**Aim:** Copy out each line that mentions the word "this".

**Data extract:**

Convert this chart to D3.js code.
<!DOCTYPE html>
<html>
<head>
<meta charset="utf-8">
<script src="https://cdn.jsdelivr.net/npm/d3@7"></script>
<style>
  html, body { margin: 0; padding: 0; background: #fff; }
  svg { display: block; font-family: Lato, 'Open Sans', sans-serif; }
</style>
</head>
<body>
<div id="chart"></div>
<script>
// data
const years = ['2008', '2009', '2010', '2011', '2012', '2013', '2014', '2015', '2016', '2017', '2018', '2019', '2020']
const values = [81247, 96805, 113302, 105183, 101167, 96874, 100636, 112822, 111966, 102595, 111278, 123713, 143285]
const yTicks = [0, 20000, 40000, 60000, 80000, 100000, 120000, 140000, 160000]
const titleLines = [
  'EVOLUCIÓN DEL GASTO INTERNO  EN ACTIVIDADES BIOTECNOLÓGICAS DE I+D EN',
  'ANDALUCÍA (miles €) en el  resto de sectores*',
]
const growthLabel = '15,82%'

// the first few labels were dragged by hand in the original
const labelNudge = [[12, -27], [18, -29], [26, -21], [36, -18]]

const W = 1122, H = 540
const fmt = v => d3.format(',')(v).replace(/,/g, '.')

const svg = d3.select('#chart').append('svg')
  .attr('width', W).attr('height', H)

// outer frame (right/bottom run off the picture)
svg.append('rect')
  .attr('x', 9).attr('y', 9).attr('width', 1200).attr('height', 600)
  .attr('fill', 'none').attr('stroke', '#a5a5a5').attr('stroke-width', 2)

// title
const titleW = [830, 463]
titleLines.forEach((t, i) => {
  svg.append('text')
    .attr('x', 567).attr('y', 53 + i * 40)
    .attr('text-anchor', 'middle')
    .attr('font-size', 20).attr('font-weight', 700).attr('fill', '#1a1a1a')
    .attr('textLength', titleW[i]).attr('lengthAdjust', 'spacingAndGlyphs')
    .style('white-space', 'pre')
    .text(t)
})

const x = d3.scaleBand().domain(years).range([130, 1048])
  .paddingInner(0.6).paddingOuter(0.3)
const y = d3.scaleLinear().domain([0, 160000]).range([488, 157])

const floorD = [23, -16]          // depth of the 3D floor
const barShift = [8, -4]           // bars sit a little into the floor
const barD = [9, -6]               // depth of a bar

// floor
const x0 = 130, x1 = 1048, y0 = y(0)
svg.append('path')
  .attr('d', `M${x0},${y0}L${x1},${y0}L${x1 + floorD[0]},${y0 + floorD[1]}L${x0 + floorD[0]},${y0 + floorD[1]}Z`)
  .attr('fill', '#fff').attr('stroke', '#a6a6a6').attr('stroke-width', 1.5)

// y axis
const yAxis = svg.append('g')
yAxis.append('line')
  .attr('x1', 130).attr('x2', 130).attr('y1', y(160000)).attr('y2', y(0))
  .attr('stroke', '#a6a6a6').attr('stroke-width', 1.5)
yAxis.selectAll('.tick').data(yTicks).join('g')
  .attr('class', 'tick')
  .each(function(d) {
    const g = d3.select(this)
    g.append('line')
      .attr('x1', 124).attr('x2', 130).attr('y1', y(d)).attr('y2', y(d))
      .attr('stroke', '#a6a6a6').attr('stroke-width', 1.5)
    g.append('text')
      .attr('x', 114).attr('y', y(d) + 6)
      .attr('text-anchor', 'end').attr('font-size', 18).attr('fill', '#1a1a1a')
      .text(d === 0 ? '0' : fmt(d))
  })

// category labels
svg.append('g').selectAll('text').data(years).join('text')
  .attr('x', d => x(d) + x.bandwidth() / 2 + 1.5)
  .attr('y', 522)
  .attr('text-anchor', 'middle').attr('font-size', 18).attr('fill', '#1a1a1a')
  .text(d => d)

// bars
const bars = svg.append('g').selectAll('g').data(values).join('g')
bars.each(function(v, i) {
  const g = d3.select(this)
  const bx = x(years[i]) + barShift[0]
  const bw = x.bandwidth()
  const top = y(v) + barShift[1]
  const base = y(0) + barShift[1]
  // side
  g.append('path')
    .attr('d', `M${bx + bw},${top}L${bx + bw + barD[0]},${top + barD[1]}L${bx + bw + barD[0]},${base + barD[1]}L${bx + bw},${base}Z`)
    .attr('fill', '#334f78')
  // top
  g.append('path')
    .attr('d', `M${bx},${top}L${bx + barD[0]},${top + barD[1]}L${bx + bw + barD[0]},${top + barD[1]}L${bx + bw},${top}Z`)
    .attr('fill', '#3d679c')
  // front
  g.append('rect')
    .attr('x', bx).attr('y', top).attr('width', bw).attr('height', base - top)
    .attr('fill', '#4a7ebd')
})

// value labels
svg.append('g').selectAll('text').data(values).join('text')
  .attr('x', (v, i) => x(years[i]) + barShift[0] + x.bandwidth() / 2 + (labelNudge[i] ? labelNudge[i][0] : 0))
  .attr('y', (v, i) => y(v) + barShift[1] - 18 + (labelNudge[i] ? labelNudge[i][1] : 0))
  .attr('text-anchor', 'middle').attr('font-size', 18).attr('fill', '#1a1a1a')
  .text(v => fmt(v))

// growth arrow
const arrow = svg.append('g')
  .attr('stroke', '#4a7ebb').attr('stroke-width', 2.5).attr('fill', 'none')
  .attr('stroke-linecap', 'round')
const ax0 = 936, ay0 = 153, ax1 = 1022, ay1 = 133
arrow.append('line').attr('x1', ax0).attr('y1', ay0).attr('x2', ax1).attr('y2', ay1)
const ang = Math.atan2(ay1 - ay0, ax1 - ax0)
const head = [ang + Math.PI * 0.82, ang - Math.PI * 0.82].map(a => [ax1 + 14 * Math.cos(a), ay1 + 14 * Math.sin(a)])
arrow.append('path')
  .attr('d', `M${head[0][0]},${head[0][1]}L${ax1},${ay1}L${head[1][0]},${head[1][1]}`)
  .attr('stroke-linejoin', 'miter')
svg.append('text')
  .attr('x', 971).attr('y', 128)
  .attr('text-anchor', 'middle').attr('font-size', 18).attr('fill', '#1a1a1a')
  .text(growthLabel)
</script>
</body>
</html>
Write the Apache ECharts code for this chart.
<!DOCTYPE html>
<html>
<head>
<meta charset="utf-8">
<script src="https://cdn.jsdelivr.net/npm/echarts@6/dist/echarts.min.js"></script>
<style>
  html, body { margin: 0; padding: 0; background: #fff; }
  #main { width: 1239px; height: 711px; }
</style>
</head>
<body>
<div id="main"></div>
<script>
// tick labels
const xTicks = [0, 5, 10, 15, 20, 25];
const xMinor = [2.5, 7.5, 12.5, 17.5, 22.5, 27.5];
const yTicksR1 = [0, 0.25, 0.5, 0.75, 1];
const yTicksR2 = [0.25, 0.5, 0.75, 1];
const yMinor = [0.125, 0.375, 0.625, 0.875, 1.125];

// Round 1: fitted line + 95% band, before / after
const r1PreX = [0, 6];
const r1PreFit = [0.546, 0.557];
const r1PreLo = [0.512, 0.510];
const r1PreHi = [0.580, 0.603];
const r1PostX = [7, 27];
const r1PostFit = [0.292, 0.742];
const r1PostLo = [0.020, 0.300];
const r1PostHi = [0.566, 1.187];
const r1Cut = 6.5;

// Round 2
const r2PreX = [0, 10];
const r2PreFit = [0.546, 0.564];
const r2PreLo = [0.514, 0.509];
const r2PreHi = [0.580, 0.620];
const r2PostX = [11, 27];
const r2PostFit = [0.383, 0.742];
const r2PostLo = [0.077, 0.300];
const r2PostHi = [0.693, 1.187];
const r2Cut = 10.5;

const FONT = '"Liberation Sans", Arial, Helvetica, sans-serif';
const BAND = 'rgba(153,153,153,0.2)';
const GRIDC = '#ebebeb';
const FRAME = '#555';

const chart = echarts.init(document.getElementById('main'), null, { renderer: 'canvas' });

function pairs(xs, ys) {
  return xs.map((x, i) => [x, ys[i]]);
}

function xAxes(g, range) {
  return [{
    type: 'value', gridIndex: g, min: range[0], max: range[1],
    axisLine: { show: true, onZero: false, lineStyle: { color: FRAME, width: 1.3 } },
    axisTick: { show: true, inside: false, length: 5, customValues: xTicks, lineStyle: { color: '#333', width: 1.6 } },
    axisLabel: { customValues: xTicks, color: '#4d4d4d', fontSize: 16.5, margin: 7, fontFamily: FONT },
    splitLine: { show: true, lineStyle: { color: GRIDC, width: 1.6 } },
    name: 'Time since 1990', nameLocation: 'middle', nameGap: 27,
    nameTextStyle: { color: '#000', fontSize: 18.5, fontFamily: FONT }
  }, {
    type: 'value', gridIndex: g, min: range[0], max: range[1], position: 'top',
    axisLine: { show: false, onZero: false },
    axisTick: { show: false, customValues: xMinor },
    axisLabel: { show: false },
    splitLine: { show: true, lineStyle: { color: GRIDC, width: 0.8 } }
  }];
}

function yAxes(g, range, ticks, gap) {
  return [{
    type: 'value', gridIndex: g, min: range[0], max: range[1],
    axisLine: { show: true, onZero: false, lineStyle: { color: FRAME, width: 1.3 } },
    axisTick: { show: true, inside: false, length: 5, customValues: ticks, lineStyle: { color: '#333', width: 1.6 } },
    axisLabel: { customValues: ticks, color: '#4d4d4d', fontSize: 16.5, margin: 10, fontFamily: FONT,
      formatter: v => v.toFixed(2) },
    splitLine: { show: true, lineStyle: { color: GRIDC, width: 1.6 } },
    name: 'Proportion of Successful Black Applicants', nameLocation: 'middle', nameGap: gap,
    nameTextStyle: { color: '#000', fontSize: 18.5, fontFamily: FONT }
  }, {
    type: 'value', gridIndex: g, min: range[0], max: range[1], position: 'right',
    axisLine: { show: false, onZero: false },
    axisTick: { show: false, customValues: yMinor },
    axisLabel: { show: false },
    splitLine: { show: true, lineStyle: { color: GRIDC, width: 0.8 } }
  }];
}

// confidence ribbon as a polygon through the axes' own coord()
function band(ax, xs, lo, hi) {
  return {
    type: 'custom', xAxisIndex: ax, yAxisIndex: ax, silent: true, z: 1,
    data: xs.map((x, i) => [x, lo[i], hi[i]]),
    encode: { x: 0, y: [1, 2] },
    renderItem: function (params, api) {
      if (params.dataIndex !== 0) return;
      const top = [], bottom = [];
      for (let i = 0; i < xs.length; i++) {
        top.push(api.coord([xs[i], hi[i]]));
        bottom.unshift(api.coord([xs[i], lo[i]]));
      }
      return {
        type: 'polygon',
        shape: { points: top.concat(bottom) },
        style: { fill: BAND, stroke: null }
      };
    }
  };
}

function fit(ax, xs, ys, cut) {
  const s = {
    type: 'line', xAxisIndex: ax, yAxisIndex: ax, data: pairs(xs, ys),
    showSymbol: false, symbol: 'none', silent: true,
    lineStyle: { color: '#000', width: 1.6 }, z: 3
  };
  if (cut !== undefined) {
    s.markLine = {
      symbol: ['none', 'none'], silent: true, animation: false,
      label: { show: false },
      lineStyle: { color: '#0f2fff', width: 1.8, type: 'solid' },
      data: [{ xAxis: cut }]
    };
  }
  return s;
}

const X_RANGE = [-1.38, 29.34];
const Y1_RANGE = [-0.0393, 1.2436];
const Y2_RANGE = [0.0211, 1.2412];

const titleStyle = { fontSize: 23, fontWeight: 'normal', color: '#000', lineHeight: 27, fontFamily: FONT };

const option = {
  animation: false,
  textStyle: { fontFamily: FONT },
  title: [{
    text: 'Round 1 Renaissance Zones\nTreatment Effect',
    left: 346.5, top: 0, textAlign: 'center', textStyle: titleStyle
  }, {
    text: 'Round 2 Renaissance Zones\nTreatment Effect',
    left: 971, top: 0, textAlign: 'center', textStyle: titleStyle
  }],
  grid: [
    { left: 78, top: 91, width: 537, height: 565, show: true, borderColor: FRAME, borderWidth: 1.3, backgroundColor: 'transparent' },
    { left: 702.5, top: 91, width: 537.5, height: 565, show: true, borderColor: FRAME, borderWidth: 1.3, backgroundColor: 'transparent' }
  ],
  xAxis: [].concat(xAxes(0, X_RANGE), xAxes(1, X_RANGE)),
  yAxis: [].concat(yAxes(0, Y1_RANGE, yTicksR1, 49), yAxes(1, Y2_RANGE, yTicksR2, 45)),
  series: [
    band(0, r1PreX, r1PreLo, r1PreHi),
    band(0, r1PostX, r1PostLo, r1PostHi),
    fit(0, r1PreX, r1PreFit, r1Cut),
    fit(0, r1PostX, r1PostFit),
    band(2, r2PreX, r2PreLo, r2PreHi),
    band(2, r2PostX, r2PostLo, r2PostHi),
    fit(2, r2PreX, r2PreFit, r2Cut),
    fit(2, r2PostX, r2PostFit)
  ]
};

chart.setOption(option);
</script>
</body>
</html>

**Solution:**
Convert this chart to D3.js code.
    const g = d3.select(this)
  const g = d3.select(this)
Write the Apache ECharts code for this chart.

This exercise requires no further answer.